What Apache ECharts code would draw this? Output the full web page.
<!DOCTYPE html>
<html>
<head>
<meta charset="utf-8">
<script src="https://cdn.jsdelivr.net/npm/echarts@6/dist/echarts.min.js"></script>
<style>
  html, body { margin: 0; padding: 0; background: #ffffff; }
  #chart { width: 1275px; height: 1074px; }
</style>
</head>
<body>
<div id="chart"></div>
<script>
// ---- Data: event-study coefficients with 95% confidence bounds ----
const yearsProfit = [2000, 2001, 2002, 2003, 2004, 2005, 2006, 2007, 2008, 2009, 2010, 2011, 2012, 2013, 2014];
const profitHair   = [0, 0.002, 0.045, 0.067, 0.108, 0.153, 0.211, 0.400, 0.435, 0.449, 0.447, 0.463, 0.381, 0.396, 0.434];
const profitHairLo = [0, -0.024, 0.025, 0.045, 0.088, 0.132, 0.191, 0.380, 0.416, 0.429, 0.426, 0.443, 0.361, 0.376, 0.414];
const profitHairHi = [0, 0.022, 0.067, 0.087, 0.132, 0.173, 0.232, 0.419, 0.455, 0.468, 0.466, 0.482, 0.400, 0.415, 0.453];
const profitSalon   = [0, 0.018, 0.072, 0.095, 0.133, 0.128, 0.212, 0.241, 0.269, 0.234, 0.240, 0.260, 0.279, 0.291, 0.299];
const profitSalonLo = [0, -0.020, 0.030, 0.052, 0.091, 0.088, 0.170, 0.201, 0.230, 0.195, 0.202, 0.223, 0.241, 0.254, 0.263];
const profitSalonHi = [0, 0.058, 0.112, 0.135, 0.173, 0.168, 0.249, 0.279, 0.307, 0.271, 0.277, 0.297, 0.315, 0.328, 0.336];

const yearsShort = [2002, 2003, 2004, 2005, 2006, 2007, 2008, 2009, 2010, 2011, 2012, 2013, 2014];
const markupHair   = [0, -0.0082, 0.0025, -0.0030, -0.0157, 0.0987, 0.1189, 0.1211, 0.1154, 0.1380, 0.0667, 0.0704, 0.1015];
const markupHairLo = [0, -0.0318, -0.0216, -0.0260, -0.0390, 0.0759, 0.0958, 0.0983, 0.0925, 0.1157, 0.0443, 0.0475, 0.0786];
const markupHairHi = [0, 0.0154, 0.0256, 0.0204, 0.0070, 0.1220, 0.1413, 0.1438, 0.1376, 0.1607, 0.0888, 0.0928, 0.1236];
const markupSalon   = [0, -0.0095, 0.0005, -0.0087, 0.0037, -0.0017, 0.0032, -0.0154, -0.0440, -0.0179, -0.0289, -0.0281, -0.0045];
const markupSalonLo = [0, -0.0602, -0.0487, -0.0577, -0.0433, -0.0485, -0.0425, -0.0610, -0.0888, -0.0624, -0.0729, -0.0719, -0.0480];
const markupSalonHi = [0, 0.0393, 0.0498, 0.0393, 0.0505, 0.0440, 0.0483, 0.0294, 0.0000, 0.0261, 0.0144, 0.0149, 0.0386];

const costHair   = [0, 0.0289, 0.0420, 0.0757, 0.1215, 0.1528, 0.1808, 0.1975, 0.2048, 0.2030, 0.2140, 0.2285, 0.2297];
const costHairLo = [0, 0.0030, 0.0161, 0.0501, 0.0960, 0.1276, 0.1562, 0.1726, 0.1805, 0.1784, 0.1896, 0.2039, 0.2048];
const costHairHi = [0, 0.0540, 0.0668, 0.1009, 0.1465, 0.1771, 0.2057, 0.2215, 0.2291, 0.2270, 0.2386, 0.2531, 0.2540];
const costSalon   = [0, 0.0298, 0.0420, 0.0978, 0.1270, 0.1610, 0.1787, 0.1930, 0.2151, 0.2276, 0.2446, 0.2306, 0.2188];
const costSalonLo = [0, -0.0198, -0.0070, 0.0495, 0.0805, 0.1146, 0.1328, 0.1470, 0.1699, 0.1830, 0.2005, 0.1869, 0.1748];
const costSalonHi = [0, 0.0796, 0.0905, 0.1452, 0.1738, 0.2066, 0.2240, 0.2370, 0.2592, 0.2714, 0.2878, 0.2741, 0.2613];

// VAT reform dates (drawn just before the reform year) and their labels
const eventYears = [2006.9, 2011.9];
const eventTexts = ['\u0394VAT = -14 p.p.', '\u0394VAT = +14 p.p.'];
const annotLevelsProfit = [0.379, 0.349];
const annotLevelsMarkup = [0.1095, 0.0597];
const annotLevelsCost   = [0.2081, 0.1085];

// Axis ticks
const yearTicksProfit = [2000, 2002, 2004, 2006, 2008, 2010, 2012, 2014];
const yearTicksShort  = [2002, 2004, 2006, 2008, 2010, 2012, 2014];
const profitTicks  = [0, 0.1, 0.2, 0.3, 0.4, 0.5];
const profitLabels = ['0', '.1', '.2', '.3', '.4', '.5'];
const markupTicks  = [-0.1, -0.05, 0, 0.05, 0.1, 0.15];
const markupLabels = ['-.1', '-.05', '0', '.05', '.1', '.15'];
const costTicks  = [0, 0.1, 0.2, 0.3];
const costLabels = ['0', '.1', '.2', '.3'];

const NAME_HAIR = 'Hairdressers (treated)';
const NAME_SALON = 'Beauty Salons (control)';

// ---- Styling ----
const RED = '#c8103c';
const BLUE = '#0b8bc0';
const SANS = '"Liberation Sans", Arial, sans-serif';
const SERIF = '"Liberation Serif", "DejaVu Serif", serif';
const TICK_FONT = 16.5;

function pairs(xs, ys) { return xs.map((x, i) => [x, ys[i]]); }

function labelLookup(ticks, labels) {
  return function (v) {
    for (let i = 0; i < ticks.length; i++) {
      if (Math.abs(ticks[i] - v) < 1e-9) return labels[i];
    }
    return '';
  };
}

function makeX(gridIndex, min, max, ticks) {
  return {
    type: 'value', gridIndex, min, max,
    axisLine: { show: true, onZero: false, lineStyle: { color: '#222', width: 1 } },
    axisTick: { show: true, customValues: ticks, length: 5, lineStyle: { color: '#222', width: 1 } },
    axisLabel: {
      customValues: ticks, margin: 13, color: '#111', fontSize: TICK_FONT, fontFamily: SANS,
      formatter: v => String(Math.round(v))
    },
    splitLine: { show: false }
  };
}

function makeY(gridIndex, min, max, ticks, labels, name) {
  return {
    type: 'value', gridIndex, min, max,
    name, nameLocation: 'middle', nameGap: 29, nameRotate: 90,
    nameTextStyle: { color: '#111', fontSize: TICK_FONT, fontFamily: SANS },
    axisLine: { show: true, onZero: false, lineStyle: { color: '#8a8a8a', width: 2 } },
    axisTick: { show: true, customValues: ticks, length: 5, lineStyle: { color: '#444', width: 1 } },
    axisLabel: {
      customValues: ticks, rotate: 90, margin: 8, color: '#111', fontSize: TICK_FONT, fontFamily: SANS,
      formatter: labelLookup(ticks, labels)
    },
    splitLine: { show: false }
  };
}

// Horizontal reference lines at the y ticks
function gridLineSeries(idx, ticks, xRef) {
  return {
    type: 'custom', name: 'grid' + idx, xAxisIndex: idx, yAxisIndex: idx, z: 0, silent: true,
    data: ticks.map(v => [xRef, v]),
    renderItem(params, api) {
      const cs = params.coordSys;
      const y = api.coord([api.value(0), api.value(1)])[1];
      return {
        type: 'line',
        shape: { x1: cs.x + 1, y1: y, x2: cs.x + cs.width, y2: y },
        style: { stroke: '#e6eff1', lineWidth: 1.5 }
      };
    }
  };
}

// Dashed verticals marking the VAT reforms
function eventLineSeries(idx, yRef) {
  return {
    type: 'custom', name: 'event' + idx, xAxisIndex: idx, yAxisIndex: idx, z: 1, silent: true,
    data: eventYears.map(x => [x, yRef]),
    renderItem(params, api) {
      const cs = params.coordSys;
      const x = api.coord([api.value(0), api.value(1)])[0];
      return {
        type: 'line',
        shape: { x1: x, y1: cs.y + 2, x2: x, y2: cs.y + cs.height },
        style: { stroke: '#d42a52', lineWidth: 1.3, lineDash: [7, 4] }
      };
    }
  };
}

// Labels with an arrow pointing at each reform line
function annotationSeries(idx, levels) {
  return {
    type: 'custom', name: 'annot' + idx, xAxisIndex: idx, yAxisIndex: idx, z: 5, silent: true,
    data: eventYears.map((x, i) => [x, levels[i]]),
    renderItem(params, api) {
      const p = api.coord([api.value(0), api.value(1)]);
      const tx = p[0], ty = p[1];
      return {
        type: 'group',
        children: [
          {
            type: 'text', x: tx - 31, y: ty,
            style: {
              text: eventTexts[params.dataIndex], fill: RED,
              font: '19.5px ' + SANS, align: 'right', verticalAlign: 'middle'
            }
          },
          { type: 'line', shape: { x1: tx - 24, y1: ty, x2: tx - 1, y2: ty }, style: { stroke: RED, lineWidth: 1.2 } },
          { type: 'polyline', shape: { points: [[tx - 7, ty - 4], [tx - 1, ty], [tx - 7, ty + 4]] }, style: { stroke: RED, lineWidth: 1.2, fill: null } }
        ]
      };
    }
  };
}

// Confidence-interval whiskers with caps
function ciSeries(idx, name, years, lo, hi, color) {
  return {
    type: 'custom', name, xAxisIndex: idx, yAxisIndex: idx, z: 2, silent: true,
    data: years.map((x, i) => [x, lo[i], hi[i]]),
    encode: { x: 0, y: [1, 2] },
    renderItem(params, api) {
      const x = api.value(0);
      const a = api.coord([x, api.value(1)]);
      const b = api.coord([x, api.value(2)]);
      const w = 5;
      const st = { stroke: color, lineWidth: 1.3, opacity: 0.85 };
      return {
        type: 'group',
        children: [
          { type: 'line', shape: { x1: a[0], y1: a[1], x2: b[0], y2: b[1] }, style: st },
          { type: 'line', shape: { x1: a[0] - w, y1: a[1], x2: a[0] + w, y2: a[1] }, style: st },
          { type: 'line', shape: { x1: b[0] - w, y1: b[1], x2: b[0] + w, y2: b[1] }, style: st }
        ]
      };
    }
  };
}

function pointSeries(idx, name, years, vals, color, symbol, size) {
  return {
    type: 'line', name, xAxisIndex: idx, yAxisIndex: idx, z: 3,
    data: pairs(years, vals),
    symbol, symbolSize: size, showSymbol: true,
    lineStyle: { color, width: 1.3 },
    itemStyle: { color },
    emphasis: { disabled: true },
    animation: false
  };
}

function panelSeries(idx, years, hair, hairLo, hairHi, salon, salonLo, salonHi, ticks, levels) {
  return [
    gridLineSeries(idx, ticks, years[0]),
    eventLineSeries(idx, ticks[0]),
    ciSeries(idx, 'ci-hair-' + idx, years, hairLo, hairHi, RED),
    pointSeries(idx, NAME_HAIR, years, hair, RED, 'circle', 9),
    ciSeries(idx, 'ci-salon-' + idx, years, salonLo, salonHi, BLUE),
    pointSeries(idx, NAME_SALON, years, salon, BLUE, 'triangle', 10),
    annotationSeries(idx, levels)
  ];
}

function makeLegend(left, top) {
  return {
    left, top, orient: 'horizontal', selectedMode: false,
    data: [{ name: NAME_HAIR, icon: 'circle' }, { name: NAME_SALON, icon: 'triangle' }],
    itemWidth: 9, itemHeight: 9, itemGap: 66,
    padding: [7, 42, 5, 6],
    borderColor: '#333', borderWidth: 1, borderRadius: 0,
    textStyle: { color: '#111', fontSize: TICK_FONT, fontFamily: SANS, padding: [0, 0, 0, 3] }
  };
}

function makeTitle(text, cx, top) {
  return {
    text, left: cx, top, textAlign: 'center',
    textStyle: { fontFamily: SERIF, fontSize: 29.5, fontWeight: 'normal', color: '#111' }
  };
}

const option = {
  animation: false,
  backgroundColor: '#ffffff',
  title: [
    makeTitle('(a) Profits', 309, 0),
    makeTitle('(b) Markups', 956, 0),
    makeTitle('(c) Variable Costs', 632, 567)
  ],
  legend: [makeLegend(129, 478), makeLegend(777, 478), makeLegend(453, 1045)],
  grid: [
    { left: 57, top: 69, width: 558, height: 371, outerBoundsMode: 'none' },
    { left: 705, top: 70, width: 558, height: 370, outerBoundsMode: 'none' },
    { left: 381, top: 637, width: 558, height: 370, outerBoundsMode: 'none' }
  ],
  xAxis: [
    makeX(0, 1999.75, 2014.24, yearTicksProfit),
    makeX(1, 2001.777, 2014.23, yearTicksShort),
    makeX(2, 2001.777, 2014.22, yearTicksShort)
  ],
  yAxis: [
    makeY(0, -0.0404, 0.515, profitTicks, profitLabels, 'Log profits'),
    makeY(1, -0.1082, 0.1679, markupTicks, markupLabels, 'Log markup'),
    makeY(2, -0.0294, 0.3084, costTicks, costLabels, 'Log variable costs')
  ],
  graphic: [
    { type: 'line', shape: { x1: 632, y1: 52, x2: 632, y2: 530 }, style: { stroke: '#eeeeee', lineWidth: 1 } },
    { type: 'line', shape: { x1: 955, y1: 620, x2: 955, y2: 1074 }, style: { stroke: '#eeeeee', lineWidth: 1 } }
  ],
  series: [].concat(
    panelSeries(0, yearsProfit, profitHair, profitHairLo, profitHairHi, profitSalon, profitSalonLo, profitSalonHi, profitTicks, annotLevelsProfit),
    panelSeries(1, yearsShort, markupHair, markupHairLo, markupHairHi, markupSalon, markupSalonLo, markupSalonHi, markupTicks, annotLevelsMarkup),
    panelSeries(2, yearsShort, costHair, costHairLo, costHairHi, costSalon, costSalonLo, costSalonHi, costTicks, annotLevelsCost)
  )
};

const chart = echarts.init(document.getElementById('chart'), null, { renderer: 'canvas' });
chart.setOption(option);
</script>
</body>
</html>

◇ ◇ ◇ ◇ ◇

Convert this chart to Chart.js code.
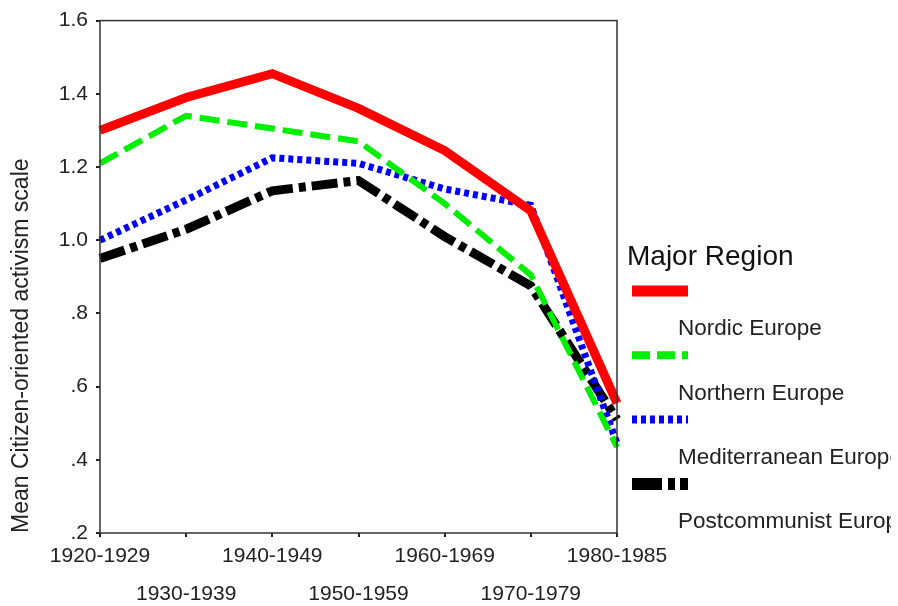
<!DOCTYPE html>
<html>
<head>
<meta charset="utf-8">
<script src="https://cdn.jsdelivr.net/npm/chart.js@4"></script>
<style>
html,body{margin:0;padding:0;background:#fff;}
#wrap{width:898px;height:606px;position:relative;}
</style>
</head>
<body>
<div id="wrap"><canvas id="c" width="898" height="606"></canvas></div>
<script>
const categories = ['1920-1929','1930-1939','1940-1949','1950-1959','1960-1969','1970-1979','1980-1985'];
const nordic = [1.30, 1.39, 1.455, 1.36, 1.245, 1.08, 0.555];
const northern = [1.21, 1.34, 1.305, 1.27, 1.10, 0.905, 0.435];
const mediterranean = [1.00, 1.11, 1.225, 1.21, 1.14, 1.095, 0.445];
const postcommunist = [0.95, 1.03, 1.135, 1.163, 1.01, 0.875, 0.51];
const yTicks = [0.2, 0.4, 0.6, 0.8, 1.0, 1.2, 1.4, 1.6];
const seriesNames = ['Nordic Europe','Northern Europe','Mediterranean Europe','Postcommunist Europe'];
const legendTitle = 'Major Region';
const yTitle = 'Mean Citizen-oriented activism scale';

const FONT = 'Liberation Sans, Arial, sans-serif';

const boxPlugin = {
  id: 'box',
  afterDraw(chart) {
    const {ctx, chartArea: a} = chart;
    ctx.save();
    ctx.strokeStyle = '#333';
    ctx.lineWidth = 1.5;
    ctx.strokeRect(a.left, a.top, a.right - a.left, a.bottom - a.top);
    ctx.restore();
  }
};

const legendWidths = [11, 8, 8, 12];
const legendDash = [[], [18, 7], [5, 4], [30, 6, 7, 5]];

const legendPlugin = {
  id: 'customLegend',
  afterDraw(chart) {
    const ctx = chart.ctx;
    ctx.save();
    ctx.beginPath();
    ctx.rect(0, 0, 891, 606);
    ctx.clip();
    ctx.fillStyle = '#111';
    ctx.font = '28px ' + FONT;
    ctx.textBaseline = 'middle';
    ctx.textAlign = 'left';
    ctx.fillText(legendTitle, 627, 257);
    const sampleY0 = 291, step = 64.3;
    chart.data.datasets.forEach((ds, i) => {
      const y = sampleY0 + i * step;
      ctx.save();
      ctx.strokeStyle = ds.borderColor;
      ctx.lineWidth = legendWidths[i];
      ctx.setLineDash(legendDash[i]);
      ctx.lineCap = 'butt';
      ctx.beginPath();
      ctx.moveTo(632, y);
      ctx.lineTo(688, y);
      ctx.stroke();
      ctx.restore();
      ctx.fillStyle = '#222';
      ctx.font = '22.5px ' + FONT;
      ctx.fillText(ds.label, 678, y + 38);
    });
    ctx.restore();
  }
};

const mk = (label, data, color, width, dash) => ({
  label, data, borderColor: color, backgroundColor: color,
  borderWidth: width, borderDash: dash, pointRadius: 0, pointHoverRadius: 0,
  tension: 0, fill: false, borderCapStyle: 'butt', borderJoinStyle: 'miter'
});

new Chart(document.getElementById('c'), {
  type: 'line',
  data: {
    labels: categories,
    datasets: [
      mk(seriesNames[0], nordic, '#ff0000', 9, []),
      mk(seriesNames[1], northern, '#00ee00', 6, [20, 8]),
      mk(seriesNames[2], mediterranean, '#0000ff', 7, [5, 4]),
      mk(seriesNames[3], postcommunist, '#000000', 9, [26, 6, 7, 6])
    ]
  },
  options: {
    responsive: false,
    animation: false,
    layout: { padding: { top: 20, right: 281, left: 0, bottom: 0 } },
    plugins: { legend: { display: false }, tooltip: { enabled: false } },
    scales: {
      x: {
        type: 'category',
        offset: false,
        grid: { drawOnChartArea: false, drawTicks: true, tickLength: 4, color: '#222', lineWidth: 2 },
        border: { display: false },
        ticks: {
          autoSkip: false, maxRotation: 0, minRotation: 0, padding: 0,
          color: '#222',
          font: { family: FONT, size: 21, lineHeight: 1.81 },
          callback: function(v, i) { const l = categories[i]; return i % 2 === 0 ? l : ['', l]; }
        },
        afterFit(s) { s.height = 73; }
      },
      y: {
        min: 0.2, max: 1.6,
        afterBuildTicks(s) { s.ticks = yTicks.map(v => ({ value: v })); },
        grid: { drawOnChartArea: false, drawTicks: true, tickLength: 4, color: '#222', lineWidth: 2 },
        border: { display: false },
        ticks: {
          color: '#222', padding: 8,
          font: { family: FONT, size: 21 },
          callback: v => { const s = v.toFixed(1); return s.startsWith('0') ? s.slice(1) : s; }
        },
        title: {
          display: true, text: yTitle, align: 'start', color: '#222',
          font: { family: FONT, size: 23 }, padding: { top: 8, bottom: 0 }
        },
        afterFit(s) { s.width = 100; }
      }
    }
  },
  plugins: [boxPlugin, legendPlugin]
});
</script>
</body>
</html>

◇ ◇ ◇ ◇ ◇

Make an exact copy of the lines from the one that contains "Convert this chart to Chart.js code." through the one that contains "[30, 6, 7, 5]];", both included, and no other lines. Pictures are skipped.

EXPECTED ANSWER
Convert this chart to Chart.js code.
<!DOCTYPE html>
<html>
<head>
<meta charset="utf-8">
<script src="https://cdn.jsdelivr.net/npm/chart.js@4"></script>
<style>
html,body{margin:0;padding:0;background:#fff;}
#wrap{width:898px;height:606px;position:relative;}
</style>
</head>
<body>
<div id="wrap"><canvas id="c" width="898" height="606"></canvas></div>
<script>
const categories = ['1920-1929','1930-1939','1940-1949','1950-1959','1960-1969','1970-1979','1980-1985'];
const nordic = [1.30, 1.39, 1.455, 1.36, 1.245, 1.08, 0.555];
const northern = [1.21, 1.34, 1.305, 1.27, 1.10, 0.905, 0.435];
const mediterranean = [1.00, 1.11, 1.225, 1.21, 1.14, 1.095, 0.445];
const postcommunist = [0.95, 1.03, 1.135, 1.163, 1.01, 0.875, 0.51];
const yTicks = [0.2, 0.4, 0.6, 0.8, 1.0, 1.2, 1.4, 1.6];
const seriesNames = ['Nordic Europe','Northern Europe','Mediterranean Europe','Postcommunist Europe'];
const legendTitle = 'Major Region';
const yTitle = 'Mean Citizen-oriented activism scale';

const FONT = 'Liberation Sans, Arial, sans-serif';

const boxPlugin = {
  id: 'box',
  afterDraw(chart) {
    const {ctx, chartArea: a} = chart;
    ctx.save();
    ctx.strokeStyle = '#333';
    ctx.lineWidth = 1.5;
    ctx.strokeRect(a.left, a.top, a.right - a.left, a.bottom - a.top);
    ctx.restore();
  }
};

const legendWidths = [11, 8, 8, 12];
const legendDash = [[], [18, 7], [5, 4], [30, 6, 7, 5]];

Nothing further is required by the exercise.